After further investigation, I discovered that one of the new features introduced in windows 10 is the ability to get updates through P2P (like how torrents work) to improve download speed. This can be a major network bottleneck due to the number of p2p connections that get opened up. So disabling this was the first step.

go to Windows Update -> Advanced Options -> Choose how updates are delivered

and chose PCs on my local network, this will still allow you to get updates from other computers in your local network only, and not external computers, which will save your available bandwidth.

Although making this change while updates are already downloading doesn’t seem to have any effect, so you would have to stop the downloads for the setting to take effect. This also did not solve the issue by itself, it improved things, but everything was still slow.

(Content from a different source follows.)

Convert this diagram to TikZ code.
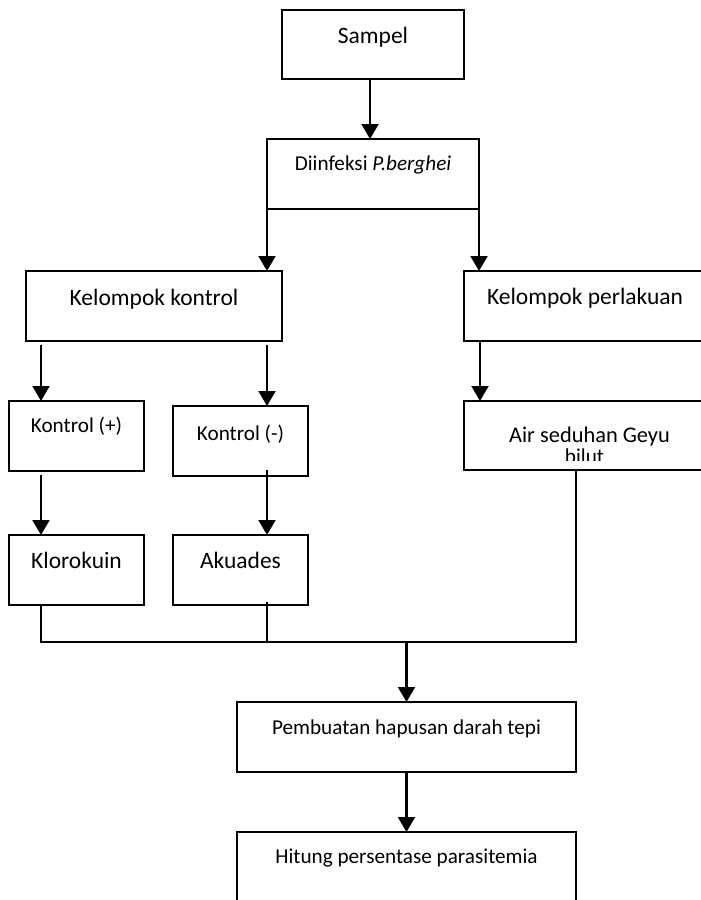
\documentclass[tikz,border=0pt]{standalone}
\usepackage{fontspec}
\setmainfont{Carlito}
\usetikzlibrary{arrows.meta}
\begin{document}
\begin{tikzpicture}[x=1bp,y=-1bp,
  box/.style={draw, line width=1.8bp, rectangle, inner sep=0pt, outer sep=0pt},
  big/.style={font=\fontsize{23.5bp}{28bp}\selectfont},
  small/.style={font=\fontsize{21.2bp}{25bp}\selectfont},
  mid/.style={font=\fontsize{22.4bp}{26bp}\selectfont},
  arr/.style={line width=2.1bp, -{Triangle[width=17bp,length=15bp]}},
  joinline/.style={line width=1.4bp}]
\useasboundingbox (0,0) rectangle (701,900);
% boxes: minimum width/height, text height = top-to-baseline, text depth = rest
\node[box,big,minimum width=182bp,minimum height=69bp,text height=33bp,text depth=36bp] (sampel) at (373,44.5) {Sampel};
\node[box,small,minimum width=212bp,minimum height=70bp,text height=31bp,text depth=39bp] (diinf) at (373,174) {Diinfeksi \textit{P.berghei}};
\node[box,big,minimum width=256bp,minimum height=70bp,text height=34bp,text depth=36bp] (kk) at (154,306) {Kelompok kontrol};
\node[box,big,minimum width=242bp,minimum height=70bp,text height=33bp,text depth=37bp] (kp) at (585,306) {Kelompok perlakuan};
\node[box,small,minimum width=135bp,minimum height=70bp,text height=31bp,text depth=39bp] (kplus) at (76.5,436) {Kontrol (+)};
\node[box,small,minimum width=135bp,minimum height=70bp,text height=34bp,text depth=36bp] (kminus) at (240.5,441) {Kontrol (-)};
\node[box,big,minimum width=135bp,minimum height=70bp,text height=33bp,text depth=37bp] (klor) at (76.5,570) {Klorokuin};
\node[box,big,minimum width=135bp,minimum height=70bp,text height=33bp,text depth=37bp] (akua) at (240.5,570) {Akuades};
\node[box,mid,minimum width=242bp,minimum height=69bp,text height=41bp,text depth=28bp] (air) at (585,435.5) {\hspace*{9bp}Air seduhan Geyu};
\begin{scope}
  \clip (470,440) rectangle (700,460);
  \node[small,inner sep=0pt,anchor=base] (bilut) at (584.5,463) {bilut};
\end{scope}
\node[box,small,minimum width=339bp,minimum height=70bp,text height=32bp,text depth=38bp] (pemb) at (406.5,737) {Pembuatan hapusan darah tepi};
\node[box,small,minimum width=339bp,minimum height=70bp,text height=31bp,text depth=39bp] (hitung) at (406.5,867) {Hitung persentase parasitemia};
% arrows
\draw[arr] ([xshift=-3bp]sampel.south) -- ([xshift=-3bp]sampel.south |- diinf.north);
\draw[arr] (diinf.south west) -- (diinf.south west |- kk.north);
\draw[arr] (diinf.south east) -- (diinf.south east |- kp.north);
\draw[arr] ([xshift=15bp,yshift=-4bp]kk.south west) -- ([xshift=15bp]kk.south west |- kplus.north);
\draw[arr] ([xshift=-15bp,yshift=-4bp]kk.south east) -- ([xshift=-15bp]kk.south east |- kminus.north);
\draw[arr] ([xshift=16bp]kp.south west) -- ([xshift=16bp]kp.south west |- air.north);
\draw[arr] ([xshift=-35.5bp,yshift=-4bp]kplus.south) -- ([xshift=-35.5bp]kplus.south |- klor.north);
\draw[arr] ([xshift=26.5bp,yshift=6bp]kminus.south) -- ([xshift=26.5bp]kminus.south |- akua.north);
% joining lines
\coordinate (jl) at ([xshift=-35.5bp]klor.south |- 0,642);
\coordinate (jr) at ([xshift=-9bp]air.south |- 0,642);
\draw[joinline] ([xshift=-35.5bp]klor.south) -- (jl) -- (jr) -- ([xshift=-9bp]air.south);
\draw[joinline] ([xshift=26.5bp,yshift=3bp]akua.south) -- ([xshift=26.5bp]akua.south |- jl);
\coordinate (jm) at (pemb.north |- jl);
\draw[arr] (jm) -- (pemb.north);
\draw[arr] (pemb.south) -- (hitung.north);
\end{tikzpicture}
\end{document}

My next step was to go into my router admin and set some throttling so that individual computers had a limit on how much bandwidth they could consume. Although if you have a basic/cheap router from your ISP then you may not have such an option available. In which case you can try setting thr throttle on the individual pc’s using BITS.

BITS

The updates happen through 2 main windows components: WUDO and BITS.

WUDO is the Windows Update Delivery Optimization is part of the Windows Update for Business and is used for the P2P installation that I  disabled already.

The Background Intelligent Transfer Service (BITS) is commonly used by Windows to download updates, so this can also be tweaked using group policy.

To open the Local Group Policy Editor from the command line:

  • Click Start , type gpedit.msc in the Start Search box, and then press ENTER.

To set a bandwidth rule on the BITS:

  • Navigate to Administrative Templates -> Network -> Background Intelligent Transfer Service (BITS)
  • Open Limit the maximum network bandwidth for BITS background transfers
  • Set it to Enabled
  • Set the time range and maximum transfer rate
  • OK

Problem solved!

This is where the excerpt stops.